- WRITTEN REQUEST: Print the listing as it stands, omitting all images.

- DATA BLOCK:

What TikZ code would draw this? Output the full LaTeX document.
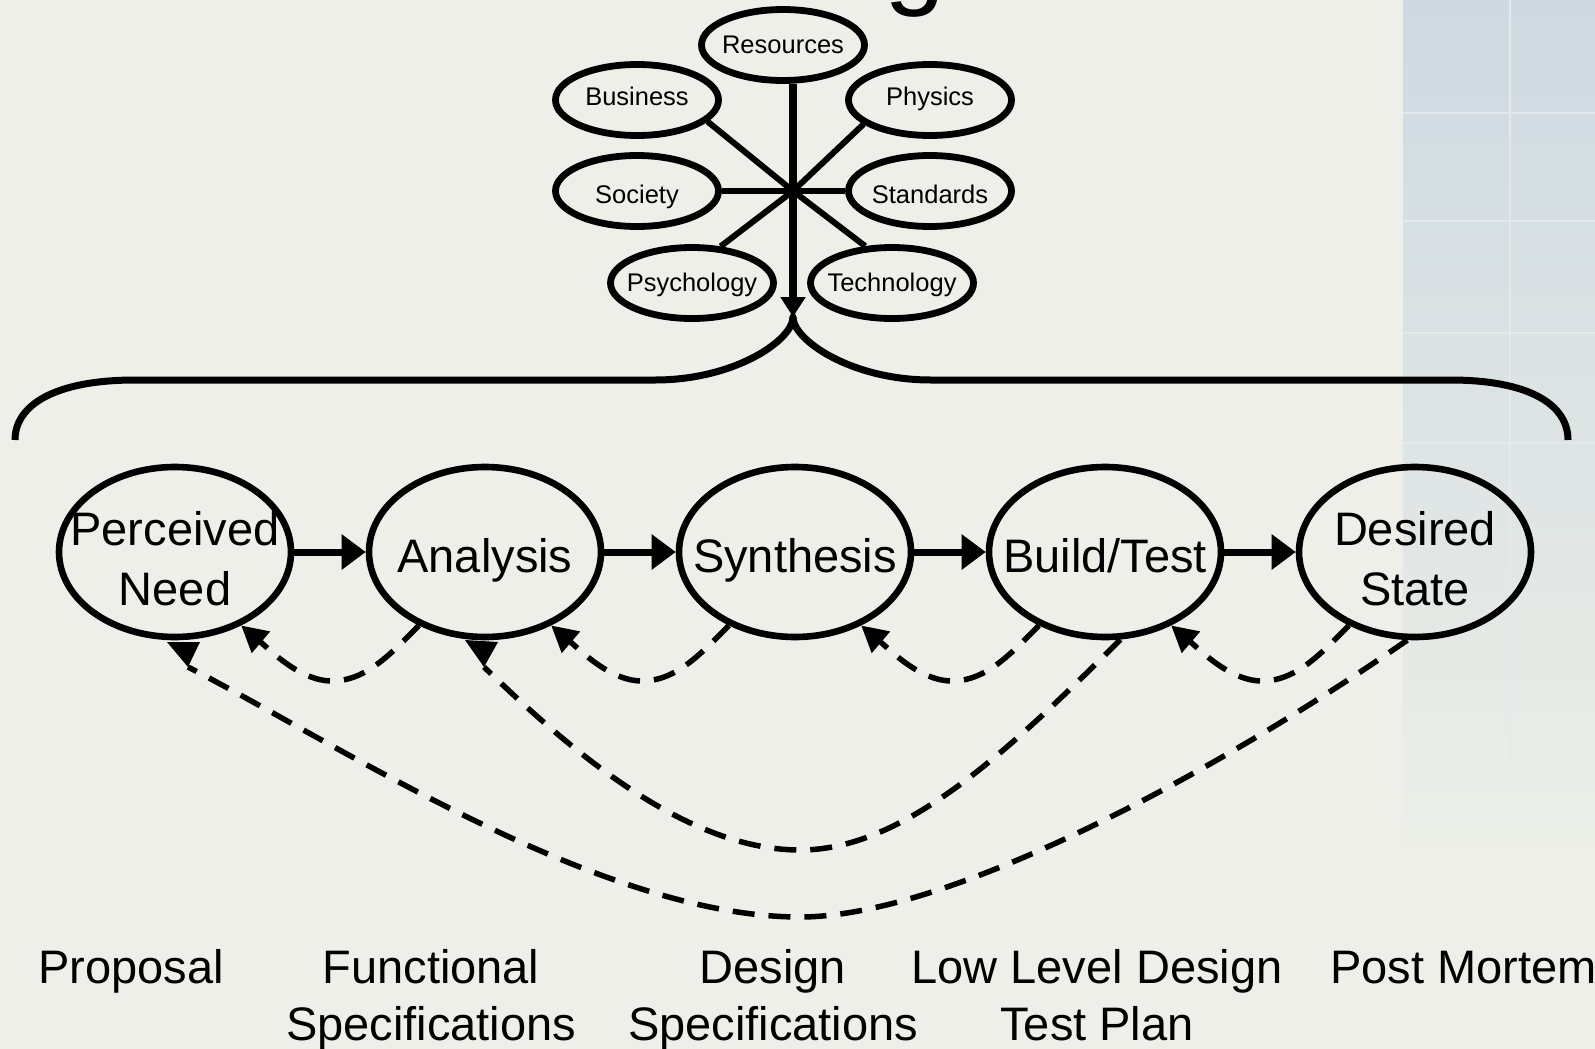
\documentclass[tikz,border=0pt]{standalone}
\usepackage{fontspec}
\setmainfont{Liberation Sans}
\usetikzlibrary{arrows.meta,shapes.geometric}
\definecolor{bg}{RGB}{237,239,232}
\definecolor{paneltop}{RGB}{206,217,225}
\definecolor{panelline}{RGB}{228,233,236}
\newcommand{\smalltxt}[2][0pt]{\makebox[0pt]{\raisebox{#1}{#2}}}
\newcommand{\bigone}[1]{\makebox[0pt]{\raisebox{-10pt}[0pt][0pt]{#1}}}
\newcommand{\bigtwo}[2]{\makebox[0pt]{\raisebox{-26.5pt}[0pt][0pt]{\begin{tabular}[b]{@{}c@{}}#1\\#2\end{tabular}}}}
\newcommand{\lbltwo}[2]{\begin{tabular}[t]{@{}c@{}}#1\\#2\end{tabular}}
\begin{document}
\begin{tikzpicture}[x=0.5pt,y=-0.5pt,
  small/.style={ellipse, draw=black, line width=3.4pt, minimum width=81.5pt, minimum height=35.5pt, inner sep=0pt, text height=9.5pt, text depth=1pt, font=\fontsize{12.75}{15}\selectfont},
  big/.style={ellipse, draw=black, line width=3.3pt, minimum width=116pt, minimum height=85pt, inner sep=0pt, font=\fontsize{23.5}{30}\selectfont},
  spoke/.style={line width=3pt},
  flow/.style={line width=3.5pt, -{Triangle[length=12pt,width=17pt]}},
  fb/.style={line width=2.75pt, dash pattern=on 11pt off 7pt, -{Triangle[length=13pt,width=13.5pt]}},
  fbl/.style={line width=2.75pt, dash pattern=on 11pt off 7pt},
  lbl/.style={inner sep=0pt, font=\fontsize{23.5}{28.5}\selectfont},
]
\useasboundingbox (0,0) rectangle (1595,1049);
\clip (0,0) rectangle (1595,1049);
% background
\fill[bg] (0,0) rectangle (1595,1049);
\shade[top color=paneltop, bottom color=bg] (1403,0) rectangle (1595,860);
\draw[panelline, line width=1pt] (1510,0) -- (1510,760);
\foreach \yy in {113,221,333,443}{\draw[panelline, line width=1pt] (1403,\yy) -- (1595,\yy);}
% title fragment
\node[font=\fontsize{55}{60}\selectfont, anchor=base, inner sep=0pt] (titleg) at (915,-5) {g};
% influence ellipses
\node[small] (res) at (783,45) {\smalltxt{Resources}};
\node[small] (bus) at (637,100) {\smalltxt[1.5pt]{Business}};
\node[small] (phy) at (930,100) {\smalltxt[1.5pt]{Physics}};
\node[small] (soc) at (637,191) {\smalltxt[-2pt]{Society}};
\node[small] (std) at (930,191) {\smalltxt[-2pt]{Standards}};
\node[small] (psy) at (692,283) {\smalltxt{Psychology}};
\node[small] (tec) at (892,283) {\smalltxt{Technology}};
\coordinate (hub) at (793,191);
\draw[spoke] (bus.-17) -- (hub);
\draw[spoke] (phy.200) -- (hub);
\draw[spoke] (soc.east) -- (hub);
\draw[spoke] (hub) -- (std.west);
\draw[spoke] (psy.52) -- (hub);
\draw[spoke] (tec.126) -- (hub);
\coordinate (btip) at (793,317);
\draw[line width=4pt, -{Triangle[length=10pt,width=12pt]}] (res.south -| hub) -- (btip);
% brace
\draw[line width=3.5pt, line join=round] (15,440) .. controls (15,405) and (55,380) .. (135,380) -- (655,380)
  .. controls (735,380) and (793,340) .. (btip)
  .. controls (793,340) and (851,380) .. (931,380) -- (1450,380)
  .. controls (1530,380) and (1568,405) .. (1568,440);
% process ellipses
\node[big] (pn) at (175,552) {\bigtwo{Perceived}{Need}};
\node[big] (an) at (485,552) {\bigone{Analysis}};
\node[big] (sy) at (795,552) {\bigone{Synthesis}};
\node[big] (bt) at (1105,552) {\bigone{Build/Test}};
\node[big] (ds) at (1415,552) {\bigtwo{Desired}{State}};
\draw[flow] (pn) -- (an);
\draw[flow] (an) -- (sy);
\draw[flow] (sy) -- (bt);
\draw[flow] (bt) -- (ds);
% short feedback
\draw[fb] (an.228) .. controls (390,655) and (365,681) .. (332,681) .. controls (300,681) and (270,650) .. (pn.-48);
\draw[fb] (sy.228) .. controls (700,655) and (675,681) .. (642,681) .. controls (610,681) and (580,650) .. (an.-48);
\draw[fb] (bt.228) .. controls (1010,655) and (985,681) .. (952,681) .. controls (920,681) and (890,650) .. (sy.-48);
\draw[fb] (ds.228) .. controls (1320,655) and (1295,681) .. (1262,681) .. controls (1230,681) and (1200,650) .. (bt.-48);
% long feedback
\coordinate (antip) at (484,667);
\coordinate (pntip) at (188,667);
\draw[fbl] (bt.-80) .. controls (1000,760) and (900,850) .. (800,850) .. controls (680,850) and (560,740) .. (antip);
\fill (antip) -- ++(-19,-27) -- ++(33,2) -- cycle;
\draw[fbl] (ds.-95) .. controls (1220,770) and (950,917) .. (800,917) .. controls (600,917) and (340,745) .. (pntip);
\fill (pntip) -- ++(-21,-25) -- ++(33,0) -- cycle;
% deliverables
\node[lbl, anchor=base] (l1) at (131,983) {Proposal};
\node[lbl, anchor=base] (l2) at (431,983) {\lbltwo{Functional}{Specifications}};
\node[lbl, anchor=base] (l3) at (773,983) {\lbltwo{Design}{Specifications}};
\node[lbl, anchor=base] (l4) at (1097,983) {\lbltwo{Low Level Design}{Test Plan}};
\node[lbl, anchor=base west] (l5) at (1330,983) {Post Mortem};
\end{tikzpicture}
\end{document}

- OUTPUT BELOW:
What TikZ code would draw this? Output the full LaTeX document.
\documentclass[tikz,border=0pt]{standalone}
\usepackage{fontspec}
\setmainfont{Liberation Sans}
\usetikzlibrary{arrows.meta,shapes.geometric}
\definecolor{bg}{RGB}{237,239,232}
\definecolor{paneltop}{RGB}{206,217,225}
\definecolor{panelline}{RGB}{228,233,236}
\newcommand{\smalltxt}[2][0pt]{\makebox[0pt]{\raisebox{#1}{#2}}}
\newcommand{\bigone}[1]{\makebox[0pt]{\raisebox{-10pt}[0pt][0pt]{#1}}}
\newcommand{\bigtwo}[2]{\makebox[0pt]{\raisebox{-26.5pt}[0pt][0pt]{\begin{tabular}[b]{@{}c@{}}#1\\#2\end{tabular}}}}
\newcommand{\lbltwo}[2]{\begin{tabular}[t]{@{}c@{}}#1\\#2\end{tabular}}
\begin{document}
\begin{tikzpicture}[x=0.5pt,y=-0.5pt,
  small/.style={ellipse, draw=black, line width=3.4pt, minimum width=81.5pt, minimum height=35.5pt, inner sep=0pt, text height=9.5pt, text depth=1pt, font=\fontsize{12.75}{15}\selectfont},
  big/.style={ellipse, draw=black, line width=3.3pt, minimum width=116pt, minimum height=85pt, inner sep=0pt, font=\fontsize{23.5}{30}\selectfont},
  spoke/.style={line width=3pt},
  flow/.style={line width=3.5pt, -{Triangle[length=12pt,width=17pt]}},
  fb/.style={line width=2.75pt, dash pattern=on 11pt off 7pt, -{Triangle[length=13pt,width=13.5pt]}},
  fbl/.style={line width=2.75pt, dash pattern=on 11pt off 7pt},
  lbl/.style={inner sep=0pt, font=\fontsize{23.5}{28.5}\selectfont},
]
\useasboundingbox (0,0) rectangle (1595,1049);
\clip (0,0) rectangle (1595,1049);
% background
\fill[bg] (0,0) rectangle (1595,1049);
\shade[top color=paneltop, bottom color=bg] (1403,0) rectangle (1595,860);
\draw[panelline, line width=1pt] (1510,0) -- (1510,760);
\foreach \yy in {113,221,333,443}{\draw[panelline, line width=1pt] (1403,\yy) -- (1595,\yy);}
% title fragment
\node[font=\fontsize{55}{60}\selectfont, anchor=base, inner sep=0pt] (titleg) at (915,-5) {g};
% influence ellipses
\node[small] (res) at (783,45) {\smalltxt{Resources}};
\node[small] (bus) at (637,100) {\smalltxt[1.5pt]{Business}};
\node[small] (phy) at (930,100) {\smalltxt[1.5pt]{Physics}};
\node[small] (soc) at (637,191) {\smalltxt[-2pt]{Society}};
\node[small] (std) at (930,191) {\smalltxt[-2pt]{Standards}};
\node[small] (psy) at (692,283) {\smalltxt{Psychology}};
\node[small] (tec) at (892,283) {\smalltxt{Technology}};
\coordinate (hub) at (793,191);
\draw[spoke] (bus.-17) -- (hub);
\draw[spoke] (phy.200) -- (hub);
\draw[spoke] (soc.east) -- (hub);
\draw[spoke] (hub) -- (std.west);
\draw[spoke] (psy.52) -- (hub);
\draw[spoke] (tec.126) -- (hub);
\coordinate (btip) at (793,317);
\draw[line width=4pt, -{Triangle[length=10pt,width=12pt]}] (res.south -| hub) -- (btip);
% brace
\draw[line width=3.5pt, line join=round] (15,440) .. controls (15,405) and (55,380) .. (135,380) -- (655,380)
  .. controls (735,380) and (793,340) .. (btip)
  .. controls (793,340) and (851,380) .. (931,380) -- (1450,380)
  .. controls (1530,380) and (1568,405) .. (1568,440);
% process ellipses
\node[big] (pn) at (175,552) {\bigtwo{Perceived}{Need}};
\node[big] (an) at (485,552) {\bigone{Analysis}};
\node[big] (sy) at (795,552) {\bigone{Synthesis}};
\node[big] (bt) at (1105,552) {\bigone{Build/Test}};
\node[big] (ds) at (1415,552) {\bigtwo{Desired}{State}};
\draw[flow] (pn) -- (an);
\draw[flow] (an) -- (sy);
\draw[flow] (sy) -- (bt);
\draw[flow] (bt) -- (ds);
% short feedback
\draw[fb] (an.228) .. controls (390,655) and (365,681) .. (332,681) .. controls (300,681) and (270,650) .. (pn.-48);
\draw[fb] (sy.228) .. controls (700,655) and (675,681) .. (642,681) .. controls (610,681) and (580,650) .. (an.-48);
\draw[fb] (bt.228) .. controls (1010,655) and (985,681) .. (952,681) .. controls (920,681) and (890,650) .. (sy.-48);
\draw[fb] (ds.228) .. controls (1320,655) and (1295,681) .. (1262,681) .. controls (1230,681) and (1200,650) .. (bt.-48);
% long feedback
\coordinate (antip) at (484,667);
\coordinate (pntip) at (188,667);
\draw[fbl] (bt.-80) .. controls (1000,760) and (900,850) .. (800,850) .. controls (680,850) and (560,740) .. (antip);
\fill (antip) -- ++(-19,-27) -- ++(33,2) -- cycle;
\draw[fbl] (ds.-95) .. controls (1220,770) and (950,917) .. (800,917) .. controls (600,917) and (340,745) .. (pntip);
\fill (pntip) -- ++(-21,-25) -- ++(33,0) -- cycle;
% deliverables
\node[lbl, anchor=base] (l1) at (131,983) {Proposal};
\node[lbl, anchor=base] (l2) at (431,983) {\lbltwo{Functional}{Specifications}};
\node[lbl, anchor=base] (l3) at (773,983) {\lbltwo{Design}{Specifications}};
\node[lbl, anchor=base] (l4) at (1097,983) {\lbltwo{Low Level Design}{Test Plan}};
\node[lbl, anchor=base west] (l5) at (1330,983) {Post Mortem};
\end{tikzpicture}
\end{document}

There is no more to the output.